Question

Consider the function f : R → R, x→ f(x) = x^2−3x+2 (a so-called quadratic polynomial).

i) Is f injective, surjective, or both?
ii) Is f : R → [−0.25, [infinity][, x→ f(x) = x^2 − 3x + 2, injective, surjective, or both?
iii) Determine the domain X ⊆ R and the co-domain Y ⊆ R such that f : X → Y , x→ f(x) = x^2 − 3x + 2, is bijective.

Answer 1

The function f(x) = x^2 - 3x + 2 is not injective or surjective. By restricting the domain and co-domain, we can make it bijective.

Step-by-step explanation:

i) The function f(x) = x^2 - 3x + 2 is not injective because it fails the horizontal line test. This means that there exist different inputs that produce the same output.
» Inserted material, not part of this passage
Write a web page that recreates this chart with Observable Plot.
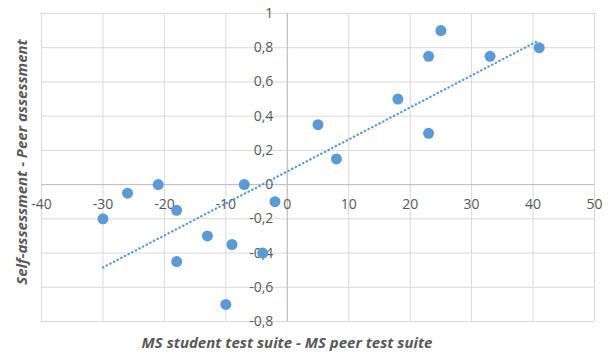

For example, f(1) = f(2) = 0. Therefore, it is not a one-to-one function.

ii) The function f(x) = x^2 - 3x + 2 is not surjective because the range of the function does not include the interval [-0.25, infinity). For example, there is no x such that f(x) = -0.5. Therefore, it does not map onto the specified range.

iii) To make f(x) = x^2 - 3x + 2 bijective, we can restrict the domain X to [1, infinity) and the co-domain Y to [0, infinity). This way, each element of X has a unique element in Y and vice versa, making it a one-to-one correspondence.